▸ **Short exercise**: Read the records and gather each line that includes "this".

▸ **Records supplied**:
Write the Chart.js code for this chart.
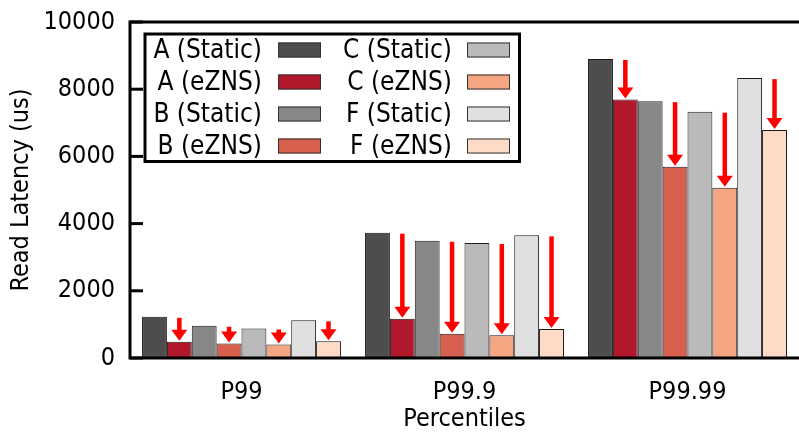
<!DOCTYPE html>
<html>
<head>
<meta charset="utf-8">
<script src="https://cdn.jsdelivr.net/npm/chart.js@4/dist/chart.umd.min.js"></script>
<style>
  html, body { margin: 0; padding: 0; background: #fff; }
  #wrap { width: 799px; height: 434px; position: relative; }
</style>
</head>
<body>
<div id="wrap"><canvas id="chart"></canvas></div>
<script>
const FONT = "'DejaVu Sans Condensed', 'DejaVu Sans', sans-serif";

const percentiles = ['P99', 'P99.9', 'P99.99'];
const yTicks = [0, 2000, 4000, 6000, 8000, 10000];

const aStatic = [1225, 3730, 8900];
const aEzns   = [485, 1165, 7690];
const bStatic = [960, 3490, 7645];
const bEzns   = [435, 720, 5690];
const cStatic = [880, 3420, 7330];
const cEzns   = [405, 675, 5065];
const fStatic = [1120, 3650, 8330];
const fEzns   = [495, 860, 6785];

const series = [
    { label: 'A (Static)', data: aStatic, color: '#4d4d4d' },
    { label: 'A (eZNS)',   data: aEzns,   color: '#b2182b' },
    { label: 'B (Static)', data: bStatic, color: '#878787' },
    { label: 'B (eZNS)',   data: bEzns,   color: '#d6604d' },
    { label: 'C (Static)', data: cStatic, color: '#bababa' },
    { label: 'C (eZNS)',   data: cEzns,   color: '#f4a582' },
    { label: 'F (Static)', data: fStatic, color: '#e0e0e0' },
    { label: 'F (eZNS)',   data: fEzns,   color: '#fddbc7' }
];

// frame + inward ticks, arrows, legend box
const decorations = {
    id: 'decorations',
    afterDatasetsDraw(chart) {
        const { ctx, scales } = chart;
        const y = scales.y;

        // red arrows: static value -> eZNS value
        ctx.save();
        ctx.fillStyle = '#ff0000';
        for (let d = 1; d < series.length; d += 2) {
            const meta = chart.getDatasetMeta(d);
            meta.data.forEach((bar, i) => {
                const top = y.getPixelForValue(series[d - 1].data[i]) + 1;
                const tip = bar.y - 1;
                const headH = 11, headW = 16, shaft = 4.5;
                ctx.fillRect(bar.x - shaft / 2, top, shaft, tip - headH - top + 1);
                ctx.beginPath();
                ctx.moveTo(bar.x - headW / 2, tip - headH);
                ctx.lineTo(bar.x + headW / 2, tip - headH);
                ctx.lineTo(bar.x, tip);
                ctx.closePath();
                ctx.fill();
            });
        }
        ctx.restore();
    },
    afterDraw(chart) {
        const { ctx, chartArea: area, scales } = chart;
        const y = scales.y;
        ctx.save();
        ctx.strokeStyle = '#000';
        ctx.lineWidth = 3;
        ctx.beginPath();
        ctx.moveTo(area.right + 5, area.top);
        ctx.lineTo(area.left, area.top);
        ctx.lineTo(area.left, area.bottom);
        ctx.lineTo(area.right + 5, area.bottom);
        ctx.stroke();
        yTicks.forEach(v => {
            const py = y.getPixelForValue(v);
            ctx.beginPath();
            ctx.moveTo(area.left, py);
            ctx.lineTo(area.left + 13, py);
            ctx.stroke();
        });

        // legend
        ctx.fillStyle = '#fff';
        ctx.fillRect(145, 34, 374, 127);
        ctx.strokeRect(145, 34, 374.5, 127.5);
        ctx.font = '26px ' + FONT;
        ctx.textAlign = 'right';
        ctx.textBaseline = 'middle';
        ctx.lineWidth = 1;
        series.forEach((s, i) => {
            const col = Math.floor(i / 4), row = i % 4;
            const cy = 50 + row * 32;
            const textX = col === 0 ? 262 : 452;
            const swX = col === 0 ? 278 : 467;
            ctx.fillStyle = '#000';
            ctx.fillText(s.label, textX, cy + 1);
            ctx.fillStyle = s.color;
            ctx.fillRect(swX, cy - 7.5, 43, 15);
            ctx.strokeStyle = '#333';
            ctx.strokeRect(swX + 0.5, cy - 7, 42, 14);
        });
        ctx.restore();
    }
};

new Chart(document.getElementById('chart'), {
    type: 'bar',
    data: {
        labels: percentiles,
        datasets: series.map(s => ({
            label: s.label,
            data: s.data,
            backgroundColor: s.color,
            borderColor: '#1a1a1a',
            borderWidth: 1,
            categoryPercentage: 0.892,
            barPercentage: 1.0
        }))
    },
    options: {
        responsive: true,
        maintainAspectRatio: false,
        animation: false,
        layout: { padding: { top: 22, right: 0, left: 0, bottom: 0 } },
        plugins: {
            legend: { display: false },
            tooltip: { enabled: false }
        },
        scales: {
            x: {
                grid: { display: false, drawTicks: false },
                border: { display: false },
                ticks: { color: '#000', padding: 19, font: { family: FONT, size: 25 } },
                title: {
                    display: true,
                    text: 'Percentiles',
                    color: '#000',
                    padding: { top: 0, bottom: 0 },
                    font: { family: FONT, size: 25 }
                },
                afterFit(scale) {
                    scale.height = 76;
                    scale.paddingLeft = 0;
                    scale.paddingRight = 0;
                }
            },
            y: {
                min: 0,
                max: 10000,
                afterBuildTicks(scale) { scale.ticks = yTicks.map(v => ({ value: v })); },
                grid: { display: false, drawTicks: false },
                border: { display: false },
                ticks: {
                    color: '#000',
                    padding: 15,
                    font: { family: FONT, size: 25 },
                    callback: v => String(v)
                },
                title: {
                    display: true,
                    text: 'Read Latency (us)',
                    color: '#000',
                    padding: { top: 6, bottom: 0 },
                    font: { family: FONT, size: 25 }
                },
                afterFit(scale) {
                    scale.width = 130;
                    scale.paddingTop = 0;
                    scale.paddingBottom = 0;
                }
            }
        }
    },
    plugins: [decorations]
});
</script>
</body>
</html>
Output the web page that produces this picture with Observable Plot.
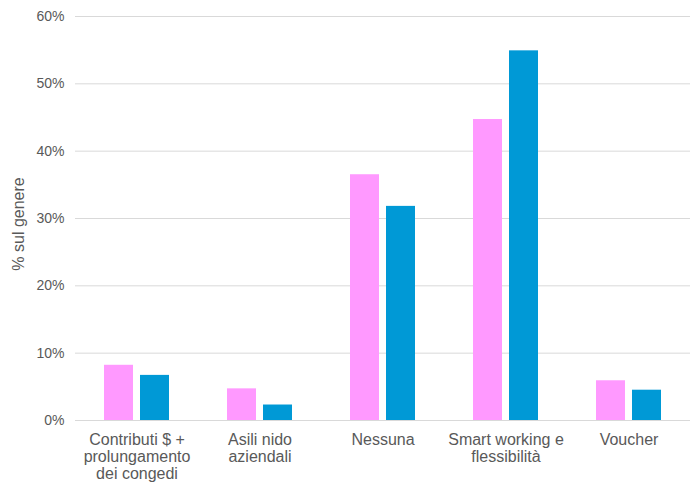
<!DOCTYPE html>
<html>
<head>
<meta charset="utf-8">
<script src="https://cdn.jsdelivr.net/npm/d3@7"></script>
<script src="https://cdn.jsdelivr.net/npm/@observablehq/plot@0.6"></script>
<style>
  html, body { margin: 0; padding: 0; background: #fff; }
</style>
</head>
<body>
<div id="chart"></div>
<script>
// Categories of family support measures (labels wrap onto several lines)
const categories = [
  "Contributi $ +\nprolungamento\ndei congedi",
  "Asili nido\naziendali",
  "Nessuna",
  "Smart working e\nflessibilità",
  "Voucher"
];
const series = ["Donne", "Uomini"];
// Percentage of respondents within each gender
const donne = [8.2, 4.7, 36.5, 44.7, 5.9];
const uomini = [6.7, 2.3, 31.8, 54.9, 4.5];
const yTicks = [0, 10, 20, 30, 40, 50, 60];

const data = categories.flatMap((c, i) => [
  {cat: c, series: "Donne", value: donne[i]},
  {cat: c, series: "Uomini", value: uomini[i]}
]);

const chart = Plot.plot({
  width: 690,
  height: 484,
  marginLeft: 74,
  marginRight: 0,
  marginTop: 16,
  marginBottom: 64,
  style: {fontFamily: "'Liberation Sans', Arial, sans-serif", fontSize: "14px", color: "#595959", background: "#fff"},
  fx: {domain: categories, padding: 0, label: null},
  x: {domain: series, paddingInner: 0.2, paddingOuter: 0.8, axis: null},
  y: {domain: [0, 60], label: null},
  color: {domain: series, range: ["#ff99ff", "#0099d6"]},
  marks: [
    Plot.gridY(yTicks, {stroke: "#d9d9d9", strokeOpacity: 1, strokeWidth: 1}),
    Plot.axisY(yTicks, {
      tickSize: 0,
      tickPadding: 11,
      tickFormat: d => d + "%",
      fill: "#595959",
      fontSize: 14,
      label: null
    }),
    Plot.barY(data, {fx: "cat", x: "series", y: "value", fill: "series"}),
    Plot.axisFx({anchor: "bottom", tickSize: 0, tickPadding: 13, fontSize: 16, lineHeight: 1.05, fill: "#595959", label: null})
  ]
});

// Rotated y-axis title
const svg = d3.select(chart);
svg.append("text")
  .attr("transform", "translate(20,224) rotate(-90)")
  .attr("text-anchor", "middle")
  .attr("dominant-baseline", "middle")
  .attr("fill", "#595959")
  .style("font-size", "16px")
  .style("font-family", "'Liberation Sans', Arial, sans-serif")
  .text("% sul genere");

document.getElementById("chart").appendChild(chart);
</script>
</body>
</html>
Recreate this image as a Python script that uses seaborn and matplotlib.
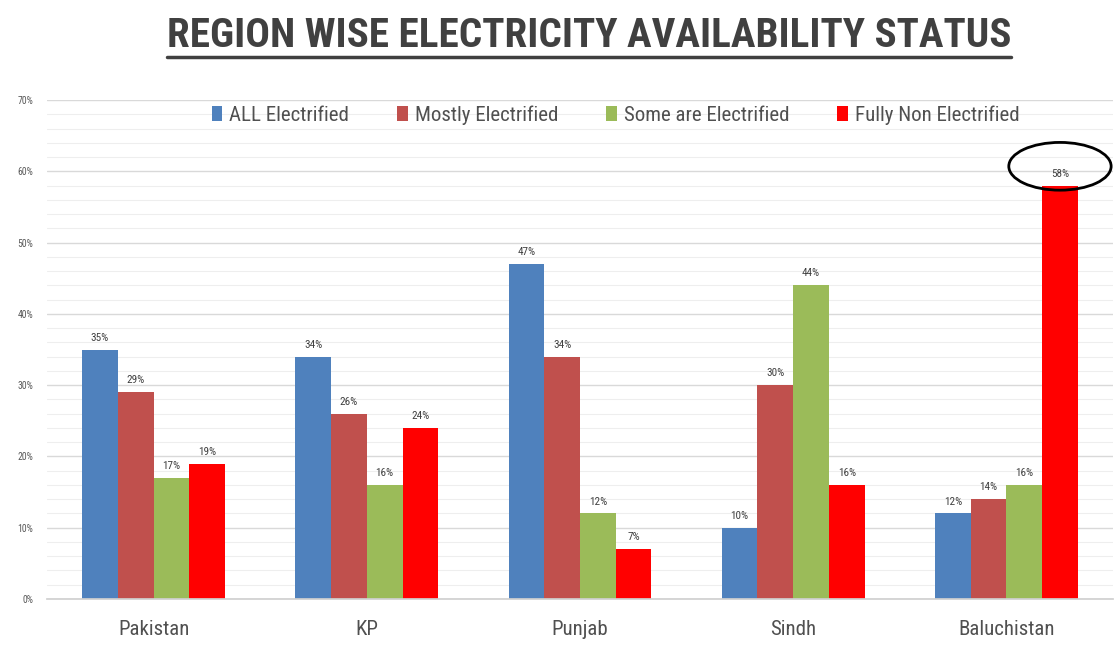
import matplotlib
matplotlib.use("Agg")
import matplotlib.pyplot as plt
from matplotlib import font_manager
from matplotlib.lines import Line2D
from matplotlib.patches import Ellipse
from matplotlib.ticker import MultipleLocator, FuncFormatter
import pandas as pd
import seaborn as sns

# ---- data -------------------------------------------------------------
regions = ["Pakistan", "KP", "Punjab", "Sindh", "Baluchistan"]
series = ["ALL Electrified", "Mostly Electrified",
          "Some are Electrified", "Fully Non Electrified"]
all_electrified = [35, 34, 47, 10, 12]
mostly_electrified = [29, 26, 34, 30, 14]
some_electrified = [17, 16, 12, 44, 16]
fully_non_electrified = [19, 24, 7, 16, 58]
colors = ["#4F81BD", "#C0504D", "#9BBB59", "#FF0000"]
y_ticks = [0, 10, 20, 30, 40, 50, 60, 70]
title = "REGION WISE ELECTRICITY AVAILABILITY STATUS"

values = [all_electrified, mostly_electrified, some_electrified, fully_non_electrified]
df = pd.DataFrame(
    [(r, s, v) for s, vals in zip(series, values) for r, v in zip(regions, vals)],
    columns=["Region", "Status", "Share"],
)

# ---- fonts ------------------------------------------------------------
sns.set_theme(style="white")
available = {f.name for f in font_manager.fontManager.ttflist}
narrow = next((f for f in ["Liberation Sans Narrow", "Roboto Condensed",
                           "Open Sans Condensed", "Lato"] if f in available), "DejaVu Sans")
plt.rcParams["font.family"] = [narrow, "DejaVu Sans"]

W, H = 1115, 645
fig = plt.figure(figsize=(W / 100, H / 100), dpi=100)
ax_left, ax_right, ax_bottom, ax_top = 47, 1113, 599, 100
ax = fig.add_axes([ax_left / W, 1 - ax_bottom / H,
                   (ax_right - ax_left) / W, (ax_bottom - ax_top) / H])

sns.barplot(data=df, x="Region", y="Share", hue="Status", hue_order=series,
            order=regions, palette=colors, width=0.67, gap=0, saturation=1,
            edgecolor="none", ax=ax)

ax.set_ylim(0, 70)
ax.set_xlim(-0.5, len(regions) - 0.5)
ax.set_yticks(y_ticks)
ax.yaxis.set_major_formatter(FuncFormatter(lambda v, _: f"{v:.0f}%"))
ax.yaxis.set_minor_locator(MultipleLocator(2))
ax.grid(which="major", axis="y", color="#d9d9d9", lw=1.0)
ax.grid(which="minor", axis="y", color="#eeeeee", lw=0.8)
ax.set_axisbelow(True)
for side in ["left", "right", "top"]:
    ax.spines[side].set_visible(False)
ax.spines["bottom"].set_color("#d0d0d0")
ax.tick_params(axis="y", which="both", length=0, labelsize=7, labelcolor="#595959", pad=10)
ax.tick_params(axis="x", length=0, labelsize=15, labelcolor="#505050", pad=15)
ax.set_xlabel("")
ax.set_ylabel("")

# value labels above each bar
for container in ax.containers:
    ax.bar_label(container, fmt="%.0f%%", padding=5, fontsize=8, color="#404040")

# legend across the top of the plot area
handles, labels = ax.get_legend_handles_labels()
ax.legend(handles, labels, loc="center", bbox_to_anchor=(0.5335, 0.97), ncol=4,
          frameon=False, fontsize=15, handlelength=0.5, handleheight=0.8,
          handletextpad=0.35, columnspacing=2.3, labelcolor="#505050")

# highlight ring around the largest value
big_bar = ax.containers[3][4]
cx = big_bar.get_x() + big_bar.get_width() / 2
ax.add_patch(Ellipse((cx, 60.7), width=0.48, height=6.7, fill=False,
                     edgecolor="black", lw=2, clip_on=False, zorder=5))

# title, scaled to span its band, with an underline beneath
title_txt = fig.text(589 / W, 1 - 36 / H, title, ha="center", va="center",
                     fontsize=30, fontweight="bold", color="#404040")
fig.canvas.draw()
renderer = fig.canvas.get_renderer()
bb = title_txt.get_window_extent(renderer)
title_txt.set_fontsize(30 * 842 / bb.width)
fig.canvas.draw()
bb = title_txt.get_window_extent(renderer)
fig.add_artist(Line2D([bb.x0 / W, bb.x1 / W], [1 - 57 / H, 1 - 57 / H],
                      transform=fig.transFigure, color="#404040", lw=2.5))

fig.savefig("out.png", dpi=100, facecolor="white")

▸ **Answer for the task**:
Write the Chart.js code for this chart.
Output the web page that produces this picture with Observable Plot.
Recreate this image as a Python script that uses seaborn and matplotlib.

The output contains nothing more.